## START DATA SHOWN

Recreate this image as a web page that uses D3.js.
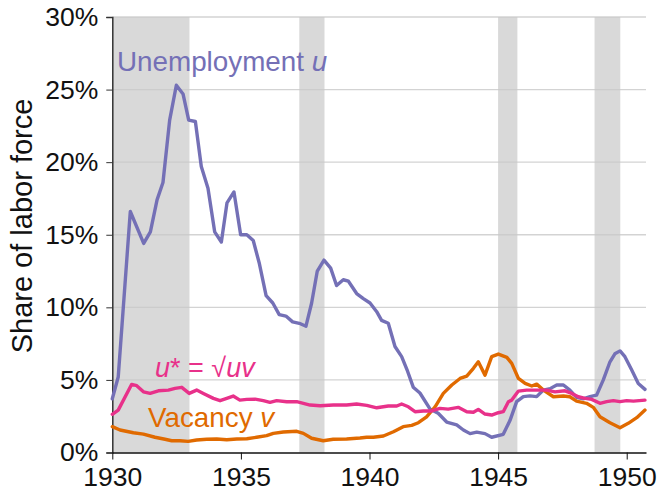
<!DOCTYPE html>
<html><head><meta charset="utf-8">
<script src="https://cdn.jsdelivr.net/npm/d3@7"></script>
<style>
html,body{margin:0;padding:0;background:#fff;}
svg text{font-family:"Liberation Sans",Arial,Helvetica,sans-serif;}
</style></head>
<body><svg id="chart" width="659" height="495"></svg>
<script>
const xTicks = [1930, 1935, 1940, 1945, 1950];
const yTicks = [0, 5, 10, 15, 20, 25, 30];
const recessionStart = [1929.6, 1937.27, 1945.0, 1948.75];
const recessionEnd   = [1933.0, 1938.25, 1945.75, 1949.75];

const uYears = [1930.00,1930.23,1930.70,1931.22,1931.48,1931.74,1931.97,1932.23,1932.49,1932.75,1932.97,1933.23,1933.46,1933.72,1933.98,1934.24,1934.46,1934.73,1934.99,1935.23,1935.48,1935.72,1935.98,1936.24,1936.49,1936.75,1937.01,1937.27,1937.53,1937.75,1937.97,1938.23,1938.49,1938.72,1938.98,1939.18,1939.50,1939.76,1940.02,1940.28,1940.47,1940.73,1940.99,1941.25,1941.48,1941.70,1941.96,1942.35,1942.67,1943.00,1943.39,1943.65,1943.91,1944.17,1944.49,1944.75,1945.20,1945.46,1945.72,1945.98,1946.24,1946.50,1946.76,1947.02,1947.28,1947.54,1947.79,1948.05,1948.31,1948.57,1948.83,1949.09,1949.35,1949.54,1949.74,1949.93,1950.19,1950.45,1950.71];
const uValues = [3.7,5.2,16.6,14.4,15.2,17.4,18.6,22.9,25.3,24.7,22.9,22.8,19.7,18.2,15.2,14.5,17.2,17.95,15.0,15.0,14.6,13.0,10.8,10.3,9.5,9.4,9.0,8.9,8.7,10.3,12.5,13.25,12.7,11.5,11.9,11.8,10.95,10.6,10.3,9.7,9.1,8.9,7.3,6.6,5.6,4.5,4.1,3.0,2.7,2.1,1.9,1.55,1.3,1.4,1.3,1.05,1.25,2.2,3.5,3.85,3.9,3.85,4.3,4.4,4.65,4.65,4.3,3.8,3.7,3.85,3.95,5.0,6.25,6.8,7.0,6.6,5.7,4.75,4.35];

const vYears = [1930.00,1930.30,1930.82,1931.21,1931.66,1932.05,1932.31,1932.63,1932.95,1933.28,1933.67,1934.06,1934.45,1934.84,1935.23,1935.61,1936.00,1936.26,1936.65,1937.17,1937.43,1937.75,1938.20,1938.59,1939.11,1939.63,1939.89,1940.15,1940.54,1940.93,1941.31,1941.64,1941.90,1942.22,1942.55,1942.87,1943.20,1943.52,1943.78,1944.04,1944.23,1944.49,1944.75,1945.01,1945.34,1945.53,1945.79,1946.05,1946.31,1946.50,1946.76,1947.15,1947.54,1947.79,1948.05,1948.44,1948.70,1948.96,1949.35,1949.74,1950.06,1950.39,1950.71];
const vValues = [1.78,1.55,1.36,1.27,1.05,0.91,0.81,0.81,0.77,0.86,0.91,0.93,0.88,0.93,0.95,1.05,1.16,1.32,1.41,1.46,1.32,0.98,0.81,0.91,0.93,1.0,1.05,1.05,1.14,1.43,1.78,1.87,2.05,2.46,3.15,4.07,4.65,5.1,5.26,5.8,6.25,5.33,6.6,6.78,6.55,6.14,5.1,4.76,4.58,4.71,4.3,3.84,3.89,3.84,3.54,3.39,3.11,2.46,2.05,1.71,2.01,2.4,2.92];

const sYears = [1930.00,1930.23,1930.75,1930.95,1931.21,1931.47,1931.79,1932.18,1932.44,1932.70,1932.99,1933.28,1933.54,1933.93,1934.19,1934.45,1934.70,1934.96,1935.23,1935.55,1935.87,1936.13,1936.39,1936.78,1937.17,1937.43,1937.69,1938.08,1938.59,1939.11,1939.50,1939.89,1940.28,1940.73,1941.06,1941.25,1941.51,1941.77,1942.09,1942.42,1942.74,1943.06,1943.45,1943.78,1944.04,1944.23,1944.49,1944.75,1945.01,1945.20,1945.40,1945.53,1945.79,1946.11,1946.50,1946.89,1947.21,1947.60,1947.86,1948.12,1948.38,1948.64,1948.96,1949.22,1949.48,1949.74,1950.00,1950.26,1950.71];
const sValues = [2.63,2.92,4.69,4.6,4.18,4.07,4.25,4.3,4.42,4.49,4.07,4.3,4.07,3.73,3.57,3.73,3.89,3.61,3.66,3.68,3.57,3.45,3.57,3.5,3.5,3.39,3.27,3.22,3.27,3.27,3.34,3.25,3.08,3.2,3.2,3.34,3.15,2.81,2.86,2.86,3.04,2.99,3.11,2.81,2.77,2.97,2.65,2.58,2.74,2.81,3.5,3.61,4.23,4.3,4.3,4.3,4.18,4.25,4.07,3.84,3.73,3.66,3.39,3.5,3.57,3.5,3.57,3.54,3.61];

const colU = "#7470b6", colV = "#e06a00", colS = "#e8318a";

const svg = d3.select("#chart");
const x = d3.scaleLinear().domain([1930, 1950.75]).range([112.3, 646]);
const y = d3.scaleLinear().domain([0, 30]).range([452.5, 17]);

// recessions
svg.append("g").selectAll("rect").data(recessionStart).join("rect")
  .attr("x", (d) => x(Math.max(d, 1930)))
  .attr("width", (d, i) => x(recessionEnd[i]) - x(Math.max(d, 1930)))
  .attr("y", y(30)).attr("height", y(0) - y(30))
  .attr("fill", "#d9d9d9");

// gridlines
svg.append("g").selectAll("line").data(yTicks.filter(d => d > 0)).join("line")
  .attr("x1", x(1930)).attr("x2", x(1950.75))
  .attr("y1", d => y(d)).attr("y2", d => y(d))
  .attr("stroke", "#c8c8c8").attr("stroke-opacity", 0.8).attr("stroke-width", 1.3);

// axes
const yAxis = svg.append("g").attr("transform", `translate(${x(1930)},0)`)
  .call(d3.axisLeft(y).tickValues(yTicks).tickFormat(d => d + "%").tickSize(6).tickPadding(8));
yAxis.select(".domain").attr("stroke", "#333").attr("stroke-width", 1.5);
yAxis.selectAll(".tick line").attr("stroke", "#333");
yAxis.selectAll("text").attr("font-size", 26.5).attr("fill", "#111")
  .style("font-family", "'Liberation Sans', Arial, sans-serif");

const xAxis = svg.append("g").attr("transform", `translate(0,${y(0)})`)
  .call(d3.axisBottom(x).tickValues(xTicks).tickFormat(d3.format("d")).tickSize(7).tickPadding(8).tickSizeOuter(0));
xAxis.select(".domain").attr("stroke", "#111").attr("stroke-width", 1.5);
xAxis.selectAll(".tick line").attr("stroke", "#111");
xAxis.selectAll("text").attr("font-size", 26.5).attr("fill", "#111")
  .style("font-family", "'Liberation Sans', Arial, sans-serif");

// lines
const mk = (ys, vs) => ys.map((t, i) => [t, vs[i]]);
const line = d3.line().x(d => x(d[0])).y(d => y(d[1]));
[[mk(uYears, uValues), colU], [mk(vYears, vValues), colV], [mk(sYears, sValues), colS]].forEach(([data, c]) => {
  svg.append("path").datum(data).attr("d", line)
    .attr("fill", "none").attr("stroke", c).attr("stroke-width", 3.4)
    .attr("stroke-linejoin", "round").attr("stroke-linecap", "round");
});

// y title
svg.append("text").attr("transform", "translate(32,226) rotate(-90)")
  .attr("text-anchor", "middle").attr("font-size", 29).attr("fill", "#111")
  .text("Share of labor force");

// annotations
const t1 = svg.append("text").attr("x", 117).attr("y", 71).attr("font-size", 27.8).attr("fill", colU);
t1.append("tspan").text("Unemployment ");
t1.append("tspan").attr("font-style", "italic").text("u");

const t2 = svg.append("text").attr("x", 155).attr("y", 377).attr("font-size", 27).attr("fill", colS);
t2.append("tspan").attr("font-style", "italic").text("u");
t2.append("tspan").text("* = √");
t2.append("tspan").attr("font-style", "italic").text("uv");

const t3 = svg.append("text").attr("x", 148).attr("y", 427).attr("font-size", 27.8).attr("fill", colV);
t3.append("tspan").text("Vacancy ");
t3.append("tspan").attr("font-style", "italic").text("v");
</script></body></html>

## END DATA SHOWN

Starting at the first line of the material, output exactly the lines up to and including the one with "1938.25, 1945.75, 1949.75];". Do not include the pictures.

— RESULT —
Recreate this image as a web page that uses D3.js.
<!DOCTYPE html>
<html><head><meta charset="utf-8">
<script src="https://cdn.jsdelivr.net/npm/d3@7"></script>
<style>
html,body{margin:0;padding:0;background:#fff;}
svg text{font-family:"Liberation Sans",Arial,Helvetica,sans-serif;}
</style></head>
<body><svg id="chart" width="659" height="495"></svg>
<script>
const xTicks = [1930, 1935, 1940, 1945, 1950];
const yTicks = [0, 5, 10, 15, 20, 25, 30];
const recessionStart = [1929.6, 1937.27, 1945.0, 1948.75];
const recessionEnd   = [1933.0, 1938.25, 1945.75, 1949.75];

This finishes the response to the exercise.